OPEC has something that they did not recognize in Y 2008: enough spare capacity to boost its output. When Crude Oil prices tapped 147 bbl 3 yrs ago, OPEC members were said to be pumping as much Crude as they could, and when prices spiked, they were unable to react to cool the market.
The ability to raise production at short notice is an important safety valve for OPEC.
Crude Oil producing nations like higher prices because they earn more from exports. But, were prices to rise too high its puts the Global economic recovery at risk, sending demand lower. Consumers could switch to alternatives, too, something OPEC wants to avoid.
That point may be near. The International Energy Agency, the Western countries' Oil watchdog, warned recently that Oil prices were entering a dangerous Zone for the Global economy.
What OPEC decides could also have a big impact on Crude Oil prices.
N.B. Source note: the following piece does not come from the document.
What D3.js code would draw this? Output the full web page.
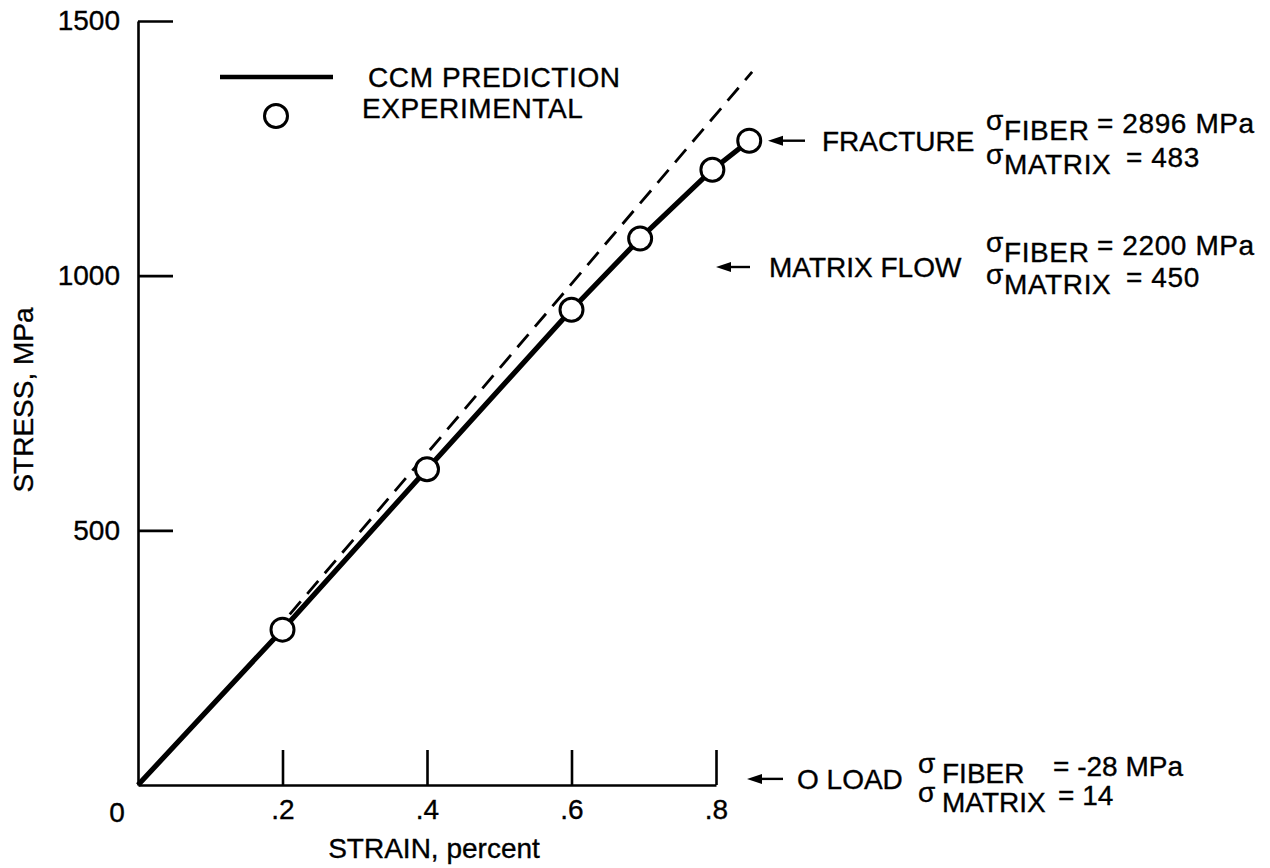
<!DOCTYPE html>
<html>
<head>
<meta charset="utf-8">
<script src="https://cdn.jsdelivr.net/npm/d3@7"></script>
<style>
  html, body { margin: 0; padding: 0; background: #fff; }
  svg { display: block; }
  text { font-family: "Liberation Sans", Arial, Helvetica, sans-serif; fill: #000; stroke: #000; stroke-width: 0.35px; }
</style>
</head>
<body>
<svg id="chart" width="1270" height="868"></svg>
<script>
// Axis ticks
const strainTicks = [0.2, 0.4, 0.6, 0.8];
const stressTicks = [500, 1000, 1500];

// Experimental stress-strain points (strain in percent, stress in MPa)
const expStrain = [0.2, 0.4, 0.6, 0.695, 0.795, 0.846];
const expStress = [305, 620, 933, 1073, 1208, 1265];

// CCM prediction curve
const ccmStrain = [0, 0.2, 0.4, 0.6, 0.695, 0.795, 0.846];
const ccmStress = [0, 305, 620, 933, 1073, 1208, 1265];

// Extension of the initial elastic slope (dashed)
const elasticStrain = [0.21, 0.85];
const elasticStress = [335, 1400];

// Annotated load states: label, stress level pointed at, constituent stresses
const stateNames = ["FRACTURE", "MATRIX FLOW", "O LOAD"];
const stateStress = [1265, 1017, 12];
const fiberValues = ["2896 MPa", "2200 MPa", "-28 MPa"];
const matrixValues = ["483", "450", "14"];

const svg = d3.select("#chart");
const FONT = 28;

const x = d3.scaleLinear().domain([0, 0.8]).range([138, 716]);
const y = d3.scaleLinear().domain([0, 1500]).range([785, 21]);

// Axes: ticks point into the plot
const xAxis = d3.axisBottom(x)
  .tickValues(strainTicks)
  .tickFormat(d => d3.format(".1f")(d).replace(/^0/, ""))
  .tickSizeInner(-35).tickSizeOuter(0).tickPadding(14);

const yAxis = d3.axisLeft(y)
  .tickValues(stressTicks)
  .tickFormat(d3.format("d"))
  .tickSizeInner(-35).tickSizeOuter(0).tickPadding(18);

function styleAxis(g) {
  g.select(".domain").attr("stroke", "#000").attr("stroke-width", 2.6);
  g.selectAll(".tick line").attr("stroke", "#000").attr("stroke-width", 2.6);
  g.selectAll(".tick text")
    .attr("font-size", FONT)
    .attr("font-family", "Liberation Sans, Arial, sans-serif")
    .attr("fill", "#000");
}

svg.append("g").attr("transform", `translate(0,${y(0)})`).call(xAxis).call(styleAxis);
svg.append("g").attr("transform", `translate(${x(0)},0)`).call(yAxis).call(styleAxis);

// Shared origin label
svg.append("text")
  .attr("x", x(0) - 21).attr("y", y(0) + 27)
  .attr("text-anchor", "middle").attr("dy", "0.35em")
  .attr("font-size", FONT).text("0");

// Axis titles
svg.append("text")
  .attr("x", 434).attr("y", 848).attr("dy", "0.35em")
  .attr("text-anchor", "middle").attr("font-size", FONT)
  .text("STRAIN, percent");

svg.append("text")
  .attr("transform", "translate(23,400) rotate(-90)")
  .attr("dy", "0.35em")
  .attr("text-anchor", "middle").attr("font-size", FONT)
  .text("STRESS, MPa");

// Dashed elastic extension
const elastic = d3.zip(elasticStrain, elasticStress);
svg.append("path")
  .datum(elastic)
  .attr("d", d3.line().x(d => x(d[0])).y(d => y(d[1])))
  .attr("fill", "none").attr("stroke", "#000")
  .attr("stroke-width", 2.8).attr("stroke-dasharray", "17 10");

// CCM prediction (solid)
const ccm = d3.zip(ccmStrain, ccmStress);
svg.append("path")
  .datum(ccm)
  .attr("d", d3.line().x(d => x(d[0])).y(d => y(d[1])))
  .attr("fill", "none").attr("stroke", "#000")
  .attr("stroke-width", 5.2).attr("stroke-linejoin", "round");

// Experimental points
const exp = d3.zip(expStrain, expStress);
svg.append("g").selectAll("circle")
  .data(exp).join("circle")
  .attr("cx", d => x(d[0])).attr("cy", d => y(d[1]))
  .attr("r", 11.5)
  .attr("fill", "#fff").attr("stroke", "#000").attr("stroke-width", 3);

// Legend
const legend = svg.append("g");
legend.append("line")
  .attr("x1", 220).attr("x2", 333).attr("y1", 77).attr("y2", 77)
  .attr("stroke", "#000").attr("stroke-width", 4.5);
legend.append("circle")
  .attr("cx", 276).attr("cy", 116).attr("r", 11.5)
  .attr("fill", "#fff").attr("stroke", "#000").attr("stroke-width", 3);
legend.append("text").attr("x", 368).attr("y", 87)
  .attr("font-size", FONT).attr("letter-spacing", 0.6).text("CCM PREDICTION");
legend.append("text").attr("x", 362).attr("y", 118)
  .attr("font-size", FONT).attr("letter-spacing", 0.6).text("EXPERIMENTAL");

// Arrow helper: tip at (x1, yy), tail at x2
function arrow(x1, x2, yy) {
  svg.append("line")
    .attr("x1", x1 + 10).attr("x2", x2).attr("y1", yy).attr("y2", yy)
    .attr("stroke", "#000").attr("stroke-width", 2.4);
  svg.append("path")
    .attr("d", `M${x1},${yy} L${x1 + 15},${yy - 5} L${x1 + 15},${yy + 5} Z`)
    .attr("fill", "#000");
}

// Layout of each annotation block
const blockLayout = [
  { arrow: [768, 805], labelX: 822, labelDy: 10, sigmaX: 986, wordX: 1004,
    fiberBase: 140, matrixBase: 174, fiberEqX: 1097, matrixEqX: 1126, ls: 0.6 },
  { arrow: [716, 750], labelX: 769, labelDy: 10, sigmaX: 986, wordX: 1004,
    fiberBase: 262, matrixBase: 294, fiberEqX: 1097, matrixEqX: 1126, ls: 0.6 },
  { arrow: [747, 783], labelX: 797, labelDy: 10, sigmaX: 918, wordX: 942,
    fiberBase: 783, matrixBase: 812, fiberEqX: 1053, matrixEqX: 1058, ls: 0 }
];

stateNames.forEach((name, i) => {
  const L = blockLayout[i];
  const yy = y(stateStress[i]);
  arrow(L.arrow[0], L.arrow[1], yy);
  svg.append("text").attr("x", L.labelX).attr("y", yy + L.labelDy)
    .attr("font-size", FONT).text(name);

  const rows = [
    { word: "FIBER", base: L.fiberBase, eqX: L.fiberEqX, val: fiberValues[i] },
    { word: "MATRIX", base: L.matrixBase, eqX: L.matrixEqX, val: matrixValues[i] }
  ];
  rows.forEach(r => {
    svg.append("text").attr("x", L.sigmaX).attr("y", r.base - 10)
      .attr("font-size", FONT).text("σ");
    svg.append("text").attr("x", L.wordX).attr("y", r.base)
      .attr("font-size", FONT).attr("letter-spacing", L.ls).text(r.word);
    svg.append("text").attr("x", r.eqX).attr("y", r.base - 7)
      .attr("font-size", FONT).attr("letter-spacing", L.ls).text("= " + r.val);
  });
});
</script>
</body>
</html>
Players in US Oil futures have put record sums of money in contracts from which they will profit should the rally continue, according to data from the Commodity Futures Trading Commission, the US regulator.
Those Bull positions could be un-wound quickly if OPEC open the valves, leading to a sharp decline in prices.
Now, OPEC supplies 40% of all of the Crude Oil the World consumes, and it has 5M BPD + of spare capacity, the bulk of it controlled by doves Saudi Arabia, UAE, and Kuwait.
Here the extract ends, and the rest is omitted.